> [WORK TO COMPLETE]:
The listing below begins with the first line you should copy; stop after the line containing "hiv2_vif = [0.534e8, 0.36e8, 0.084e8, 0.078e8]", and drop every picture.
** START OF DATA SEGMENT **
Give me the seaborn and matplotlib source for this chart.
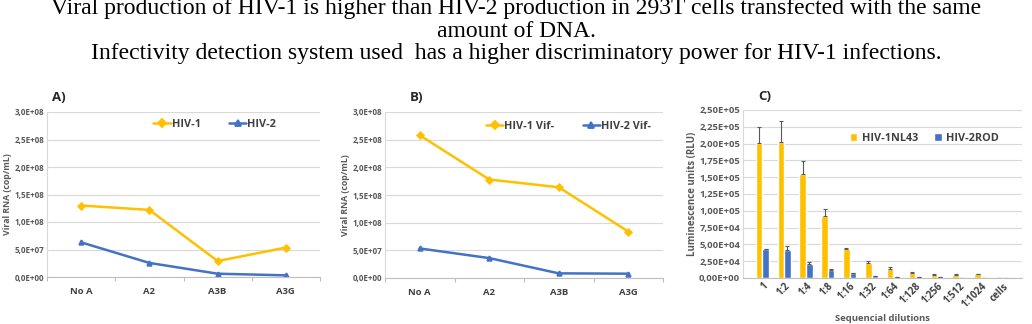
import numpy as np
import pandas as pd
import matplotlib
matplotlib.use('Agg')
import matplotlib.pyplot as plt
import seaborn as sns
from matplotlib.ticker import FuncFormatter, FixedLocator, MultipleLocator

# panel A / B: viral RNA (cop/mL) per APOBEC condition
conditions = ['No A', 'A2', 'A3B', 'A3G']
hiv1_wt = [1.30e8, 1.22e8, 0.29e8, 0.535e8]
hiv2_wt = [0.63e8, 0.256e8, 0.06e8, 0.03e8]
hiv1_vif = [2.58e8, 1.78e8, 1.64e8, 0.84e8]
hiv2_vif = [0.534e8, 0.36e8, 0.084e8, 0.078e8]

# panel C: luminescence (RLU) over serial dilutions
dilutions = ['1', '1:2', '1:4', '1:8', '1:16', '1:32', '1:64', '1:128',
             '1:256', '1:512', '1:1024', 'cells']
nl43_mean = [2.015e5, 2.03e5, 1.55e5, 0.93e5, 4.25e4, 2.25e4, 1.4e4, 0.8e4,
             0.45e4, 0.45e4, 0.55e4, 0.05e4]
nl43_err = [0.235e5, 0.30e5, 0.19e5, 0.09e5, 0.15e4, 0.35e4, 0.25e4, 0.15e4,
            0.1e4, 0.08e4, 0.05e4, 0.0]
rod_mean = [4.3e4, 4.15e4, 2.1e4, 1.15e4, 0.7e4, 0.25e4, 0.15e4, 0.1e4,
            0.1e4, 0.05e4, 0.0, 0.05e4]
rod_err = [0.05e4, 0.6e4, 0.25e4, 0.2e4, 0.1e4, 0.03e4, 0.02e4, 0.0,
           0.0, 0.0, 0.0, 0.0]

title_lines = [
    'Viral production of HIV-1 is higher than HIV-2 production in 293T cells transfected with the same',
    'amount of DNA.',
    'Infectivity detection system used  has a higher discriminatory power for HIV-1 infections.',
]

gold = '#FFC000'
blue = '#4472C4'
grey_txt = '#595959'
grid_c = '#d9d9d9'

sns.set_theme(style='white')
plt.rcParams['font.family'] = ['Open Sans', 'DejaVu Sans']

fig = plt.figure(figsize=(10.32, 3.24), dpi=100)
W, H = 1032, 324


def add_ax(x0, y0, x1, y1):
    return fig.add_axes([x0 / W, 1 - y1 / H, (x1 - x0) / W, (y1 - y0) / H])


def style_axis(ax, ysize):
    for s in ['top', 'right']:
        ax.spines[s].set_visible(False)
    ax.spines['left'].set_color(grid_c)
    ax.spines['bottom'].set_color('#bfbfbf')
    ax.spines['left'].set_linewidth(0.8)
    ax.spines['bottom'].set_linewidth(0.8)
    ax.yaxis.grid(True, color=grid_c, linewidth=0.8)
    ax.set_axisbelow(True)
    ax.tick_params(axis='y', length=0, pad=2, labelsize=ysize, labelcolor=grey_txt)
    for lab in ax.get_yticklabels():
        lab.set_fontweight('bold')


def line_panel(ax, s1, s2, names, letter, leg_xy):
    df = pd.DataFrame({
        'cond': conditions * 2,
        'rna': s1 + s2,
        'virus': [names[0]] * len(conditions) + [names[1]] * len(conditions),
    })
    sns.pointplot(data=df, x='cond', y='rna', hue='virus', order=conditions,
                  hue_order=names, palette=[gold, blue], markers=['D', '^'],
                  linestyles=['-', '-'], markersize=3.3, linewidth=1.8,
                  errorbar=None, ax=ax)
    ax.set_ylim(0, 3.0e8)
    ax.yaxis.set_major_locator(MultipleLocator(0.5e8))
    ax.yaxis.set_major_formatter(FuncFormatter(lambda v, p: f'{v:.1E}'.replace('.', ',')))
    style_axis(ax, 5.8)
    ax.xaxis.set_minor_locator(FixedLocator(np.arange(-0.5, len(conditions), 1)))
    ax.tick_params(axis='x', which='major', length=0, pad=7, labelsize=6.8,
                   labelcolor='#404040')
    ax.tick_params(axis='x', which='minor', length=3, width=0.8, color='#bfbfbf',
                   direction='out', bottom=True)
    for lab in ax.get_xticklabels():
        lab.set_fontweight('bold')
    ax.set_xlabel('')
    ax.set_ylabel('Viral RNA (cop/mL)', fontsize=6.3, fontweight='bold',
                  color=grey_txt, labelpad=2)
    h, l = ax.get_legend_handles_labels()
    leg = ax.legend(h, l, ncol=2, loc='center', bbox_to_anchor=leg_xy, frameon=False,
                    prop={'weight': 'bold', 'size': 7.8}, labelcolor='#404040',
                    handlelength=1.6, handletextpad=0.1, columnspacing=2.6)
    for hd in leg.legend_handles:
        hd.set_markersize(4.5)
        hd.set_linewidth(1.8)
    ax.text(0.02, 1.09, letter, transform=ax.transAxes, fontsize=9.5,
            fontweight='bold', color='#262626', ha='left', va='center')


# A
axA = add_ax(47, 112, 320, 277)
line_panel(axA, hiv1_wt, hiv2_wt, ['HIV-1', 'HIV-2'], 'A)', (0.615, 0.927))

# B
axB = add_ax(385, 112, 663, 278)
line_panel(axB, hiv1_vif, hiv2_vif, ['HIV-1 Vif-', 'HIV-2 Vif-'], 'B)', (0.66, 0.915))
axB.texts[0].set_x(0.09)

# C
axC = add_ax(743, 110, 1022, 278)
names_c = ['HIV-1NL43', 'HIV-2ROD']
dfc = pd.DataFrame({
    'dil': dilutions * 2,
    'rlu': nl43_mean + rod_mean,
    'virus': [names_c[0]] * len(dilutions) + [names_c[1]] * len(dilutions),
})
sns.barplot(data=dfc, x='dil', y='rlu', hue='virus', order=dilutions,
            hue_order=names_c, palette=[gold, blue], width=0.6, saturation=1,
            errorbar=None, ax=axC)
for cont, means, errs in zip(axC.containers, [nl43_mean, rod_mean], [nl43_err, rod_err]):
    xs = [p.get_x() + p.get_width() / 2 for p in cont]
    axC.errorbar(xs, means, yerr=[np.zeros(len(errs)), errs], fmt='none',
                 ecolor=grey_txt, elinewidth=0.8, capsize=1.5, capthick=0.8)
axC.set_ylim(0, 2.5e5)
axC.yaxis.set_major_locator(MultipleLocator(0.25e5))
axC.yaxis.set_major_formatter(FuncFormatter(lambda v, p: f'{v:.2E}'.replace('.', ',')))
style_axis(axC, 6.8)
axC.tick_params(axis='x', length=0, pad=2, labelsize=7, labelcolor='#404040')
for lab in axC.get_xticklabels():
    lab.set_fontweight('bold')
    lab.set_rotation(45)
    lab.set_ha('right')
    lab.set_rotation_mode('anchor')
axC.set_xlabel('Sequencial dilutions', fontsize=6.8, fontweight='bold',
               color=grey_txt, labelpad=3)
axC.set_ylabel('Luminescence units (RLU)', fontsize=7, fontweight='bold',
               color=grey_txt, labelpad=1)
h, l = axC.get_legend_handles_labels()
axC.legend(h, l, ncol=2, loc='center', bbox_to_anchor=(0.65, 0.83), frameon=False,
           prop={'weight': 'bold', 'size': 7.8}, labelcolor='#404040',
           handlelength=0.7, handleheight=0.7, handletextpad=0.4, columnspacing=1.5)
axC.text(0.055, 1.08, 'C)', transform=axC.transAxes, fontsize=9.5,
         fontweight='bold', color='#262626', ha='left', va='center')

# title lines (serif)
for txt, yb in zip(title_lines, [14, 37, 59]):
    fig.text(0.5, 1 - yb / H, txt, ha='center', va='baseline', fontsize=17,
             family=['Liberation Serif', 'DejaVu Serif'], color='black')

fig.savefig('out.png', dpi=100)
** END OF DATA SEGMENT **
> [THE SOLUTION]:
Give me the seaborn and matplotlib source for this chart.
import numpy as np
import pandas as pd
import matplotlib
matplotlib.use('Agg')
import matplotlib.pyplot as plt
import seaborn as sns
from matplotlib.ticker import FuncFormatter, FixedLocator, MultipleLocator

# panel A / B: viral RNA (cop/mL) per APOBEC condition
conditions = ['No A', 'A2', 'A3B', 'A3G']
hiv1_wt = [1.30e8, 1.22e8, 0.29e8, 0.535e8]
hiv2_wt = [0.63e8, 0.256e8, 0.06e8, 0.03e8]
hiv1_vif = [2.58e8, 1.78e8, 1.64e8, 0.84e8]
hiv2_vif = [0.534e8, 0.36e8, 0.084e8, 0.078e8]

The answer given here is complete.